Housing inventory has fallen year-over-year for 17 consecutive months. According to the NAR, housing inventory held a 4.3 percent month supply at the end of October, representing a 0.5 percent decrease from the previous month, and 4.3 percent less than a year ago. Despite demand, new housing construction is expected to be subdued in 2017.
First-time homebuyers are the largest demographic affected by low inventory. Compared to 2015, first-time homebuyers paid 1.7 percent more for a home, despite making up 31 percent of existing-home sales in the first six months of the year. The trend is only getting worse, as a report by Trulia reveals the number of starter homes on the market fell by 12.1 percent from December 2015. In addition, the number of trade-up homes decreased by 12.9 percent during the fourth quarter, while the number of premium homes fell 5.6 percent.
The 2017 housing market should see a boost to inventory, although not significant to withstand the increase in demand expected.
Another component of the 2016 real estate market, especially for investors, pertains to home flipping. The year started off with a bang, as home flipping increased 20 percent from the fourth quarter in 2015, and is up three percent from the same time a year ago.

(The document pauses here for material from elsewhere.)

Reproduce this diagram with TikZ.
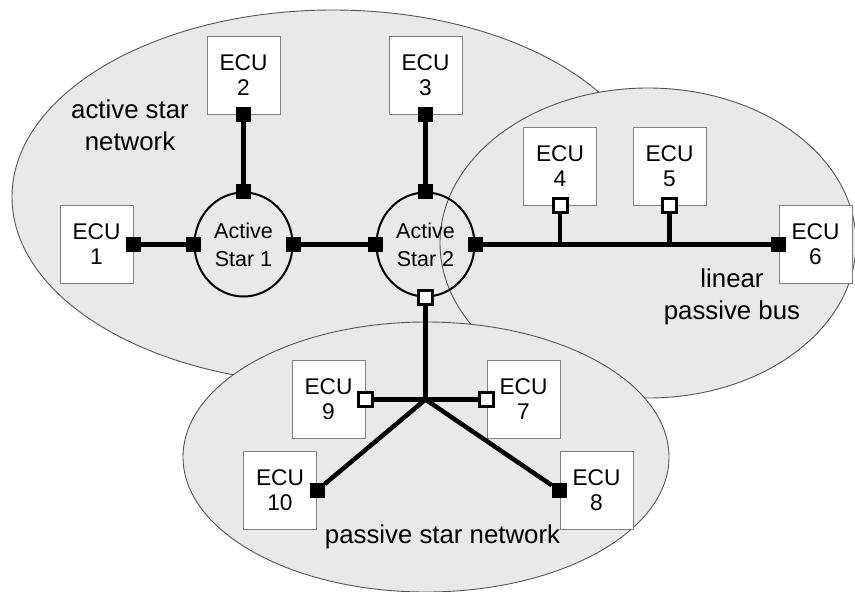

In the second quarter, the total number of homes flipped hit a six-year high with 51,500 — up 14 percent from the first quarter, including three percent from the same period a year earlier.
“Home flipping is becoming more accessible for smaller operators thanks to an increasingly competitive lending environment with more loan options for real estate investors, who are also benefitting from the historically low mortgage interest rates,” said Daren Blomquist, senior vice president at ATTOM Data Solutions, formerly RealtyTrac. “That favorable lending environment for flippers has helped to fuel the recent flipping frenzy we’ve seen over the past five quarters.”
As a real estate investor, it’s in your best interest to not only looking into the future, but review the past to ensure continuous improvements are made. Taking the time to assess the 2016 real estate market will only better enhance your odds of success moving forward.